I read your article and share similar concerns. Using Microsoft Bing and Google Search’s commercial APIs generally requires accepting some harsh terms, including a ban on mixing SERPs from multiple sources (this is why Ixquick shut down and the company pivoted to the Google-exclusive Startpage search service). But the requirement to allow trackers in a companion web browser was new to me.

Most of these agreements are confidential, so users don’t really get transparency. On rare occasions, certain engines have successfully negotiated exceptions to result-mixing, but we don’t know what other terms are involved in these agreements.

I’ve catalogued some other engines in my post , and there are many alternatives that don’t have this conflict of interest.

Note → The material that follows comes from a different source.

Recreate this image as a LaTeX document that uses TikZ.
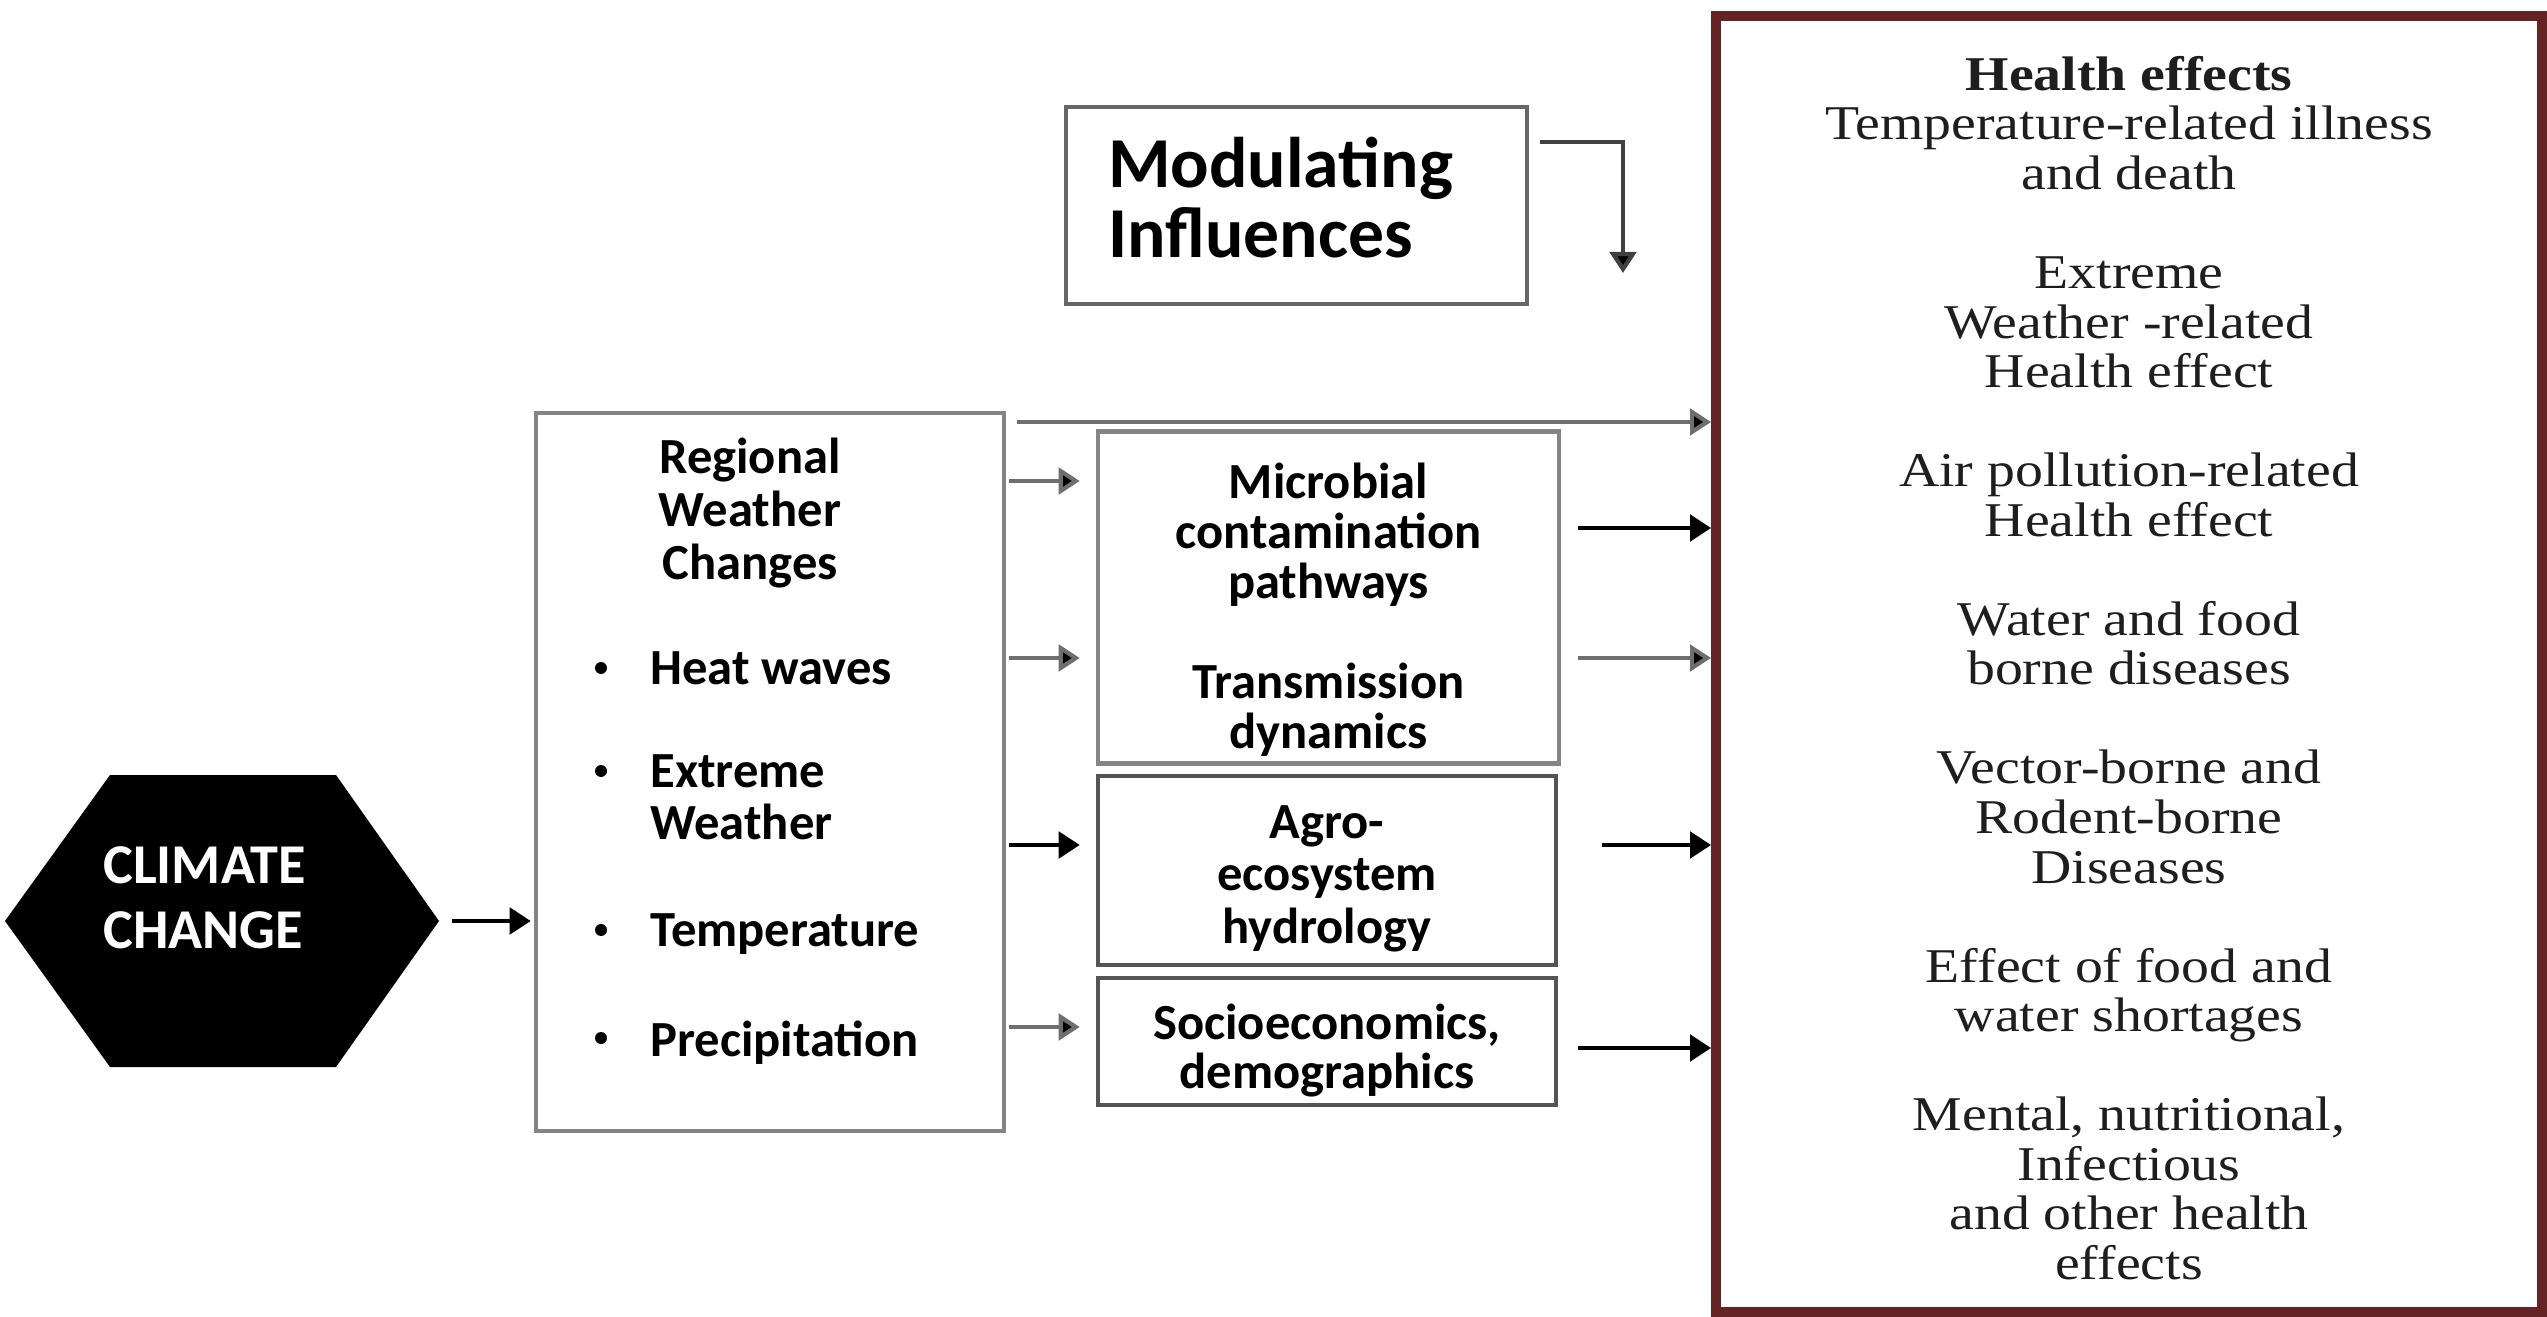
\documentclass[tikz,border=0pt]{standalone}
\usepackage{fontspec}
\usetikzlibrary{arrows.meta,calc}
\newfontfamily\carlito{Carlito}
\newfontfamily\hserif[FakeStretch=1.15]{Liberation Serif}
\definecolor{hred}{HTML}{632423}
\definecolor{bgray}{HTML}{858585}
\definecolor{mgray}{HTML}{666666}
\definecolor{dgray}{HTML}{555555}
\definecolor{agray}{HTML}{6E6E6E}
\definecolor{htext}{HTML}{1E1E1E}
\begin{document}
\begin{tikzpicture}[x=0.02cm,y=-0.02cm,
  sans/.style={font=\carlito\bfseries\fontsize{28.8pt}{29.9pt}\selectfont},
  msans/.style={font=\carlito\bfseries\fontsize{28.8pt}{28.5pt}\selectfont},
  ssans/.style={font=\carlito\bfseries\fontsize{28.8pt}{28pt}\selectfont},
  box/.style={draw=#1,line width=2.6pt,inner sep=0pt,align=center},
  box/.default=bgray,
  arr/.style={line width=2.4pt,draw=#1,-{Triangle[length=12pt,width=15pt,fill=black]}},
  arr/.default=black]
\useasboundingbox (0,0) rectangle (2547,1317);

% climate change hexagon
\fill[black] (5,921) -- (110,775) -- (336,775) -- (439,921) -- (336,1067) -- (110,1067) -- cycle;
\coordinate (hexR) at (439,921);
\node[anchor=west,text=white,align=left,inner sep=0pt,
      font=\carlito\bfseries\fontsize{32pt}{37pt}\selectfont] (cc) at (103,903) {\strut CLIMATE\\CHANGE\strut};

% regional weather changes box
\node[box,minimum width=9.36cm,minimum height=14.36cm] (reg) at (770,772) {};
\node[sans,align=center,inner sep=0pt] (regT) at (750,516) {\strut Regional\\Weather\\Changes\strut};
\node[sans,anchor=west,inner sep=0pt] (b1) at (650,674) {\strut Heat waves\strut};
\node[sans,anchor=west,inner sep=0pt,align=left] (b2) at (650,803) {\strut Extreme\\Weather\strut};
\node[sans,anchor=west,inner sep=0pt] (b3) at (650,936) {\strut Temperature\strut};
\node[sans,anchor=west,inner sep=0pt] (b4) at (650,1046) {\strut Precipitation\strut};
\fill (601,668) circle (6);
\fill (601,771) circle (6);
\fill (601,930) circle (6);
\fill (601,1038) circle (6);

% middle boxes
\node[box,msans,minimum width=9.22cm,minimum height=6.62cm] (mic) at (1328.5,597.5)
  {\rule{0pt}{38.2pt}Microbial\\contamination\\pathways\\~\\Transmission\\dynamics\strut};
\node[box=dgray,sans,minimum width=9.16cm,minimum height=3.78cm] (agro) at (1327,870.5)
  {\rule{0pt}{32.3pt}Agro-\\ecosystem\\hydrology\strut};
\node[box=dgray,ssans,minimum width=9.16cm,minimum height=2.54cm] (soc) at (1327,1041.5)
  {\rule{0pt}{34.4pt}Socioeconomics,\\demographics\strut};

% modulating influences
\node[box=mgray,align=left,inner xsep=0.84cm,text width=7.54cm,minimum height=3.94cm,
      font=\carlito\bfseries\fontsize{40.8pt}{39.8pt}\selectfont] (mod) at (1296.5,205.5)
  {\rule{0pt}{31.3pt}Modulating\\Influences\strut};

% health effects box
\node[draw=hred,line width=5.7pt,minimum width=16.52cm,minimum height=25.92cm,inner sep=0pt,
      align=center,text=htext,font=\hserif\fontsize{27.6pt}{28.2pt}\selectfont] (hb) at (2129,664)
  {\rule{0pt}{32.2pt}\textbf{Health effects}\\Temperature-related illness\\and death\\~\\Extreme\\Weather -related\\Health effect\\~\\Air pollution-related\\Health effect\\~\\Water and food\\borne diseases\\~\\Vector-borne and\\Rodent-borne\\Diseases\\~\\Effect of food and\\water shortages\\~\\Mental, nutritional,\\Infectious\\and other health\\effects\strut};

% level coordinates
\coordinate (yt) at (0,422);
\coordinate (y1) at (0,481);
\coordinate (y2) at (0,658);
\coordinate (y3) at (0,845);
\coordinate (y4) at (0,1027);
\coordinate (z1) at (0,528);
\coordinate (z4) at (0,1048);
\coordinate (ym) at (0,142);
\coordinate (modT) at (1623,273);

% connectors
\draw[arr] ($(hexR)+(13,0)$) -- ($(reg.west |- hexR)+(-3,0)$);
\draw[arr=agray] ($(reg.east |- yt)+(11,0)$) -- (hb.west |- yt);
\draw[arr=agray] ($(reg.east |- y1)+(3,0)$) -- ($(mic.west |- y1)+(-16,0)$);
\draw[arr=agray] ($(reg.east |- y2)+(3,0)$) -- ($(mic.west |- y2)+(-16,0)$);
\draw[arr] ($(reg.east |- y3)+(3,0)$) -- ($(agro.west |- y3)+(-16,0)$);
\draw[arr=agray] ($(reg.east |- y4)+(3,0)$) -- ($(soc.west |- y4)+(-16,0)$);
\draw[arr] ($(mic.east |- z1)+(17,0)$) -- (hb.west |- z1);
\draw[arr=agray] ($(mic.east |- y2)+(17,0)$) -- (hb.west |- y2);
\draw[arr] ($(agro.east |- y3)+(44,0)$) -- (hb.west |- y3);
\draw[arr] ($(soc.east |- z4)+(20,0)$) -- (hb.west |- z4);
\draw[arr=darkgray] ($(mod.east |- ym)+(11,0)$) -| (modT);
\end{tikzpicture}
\end{document}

Most of these are not as good as Google/Bing when it comes to finding specific pieces of information, but many are far better when it comes to website discovery under a particular topic. Mainstream engines always seem to serve up webpages carefully designed to answer a specific question when I’m really just trying to learn about a larger topic. When using an engine like Marginalia or Alexandria, I can find “webpages about a topic” rather than “webpages designed to show up for a particular query”.

One example: I was using Ansible at work just before my lunch break and I wanted to find examples of idempotent Ansible playbooks. Searching for “Ansible idempotent” on mainstream search engines shows blog posts and forums trying to answer the question “how to make playbooks idempotent”. Searching on Alexandria and source code forges turns up actual examples of playbooks and snippets that feature idempotency.

SEO is a major culprit, but it’s not the only one. Forums posters are often just trying to get a question answered, but search engines rank them well because they are optimized to find answers rather than find general resources.

In short: DuckDuckGo and other Google/Bing/Yandex competitors are tools for answering questions, not tools to learn about something. I’ve tried to reduce my reliance on them.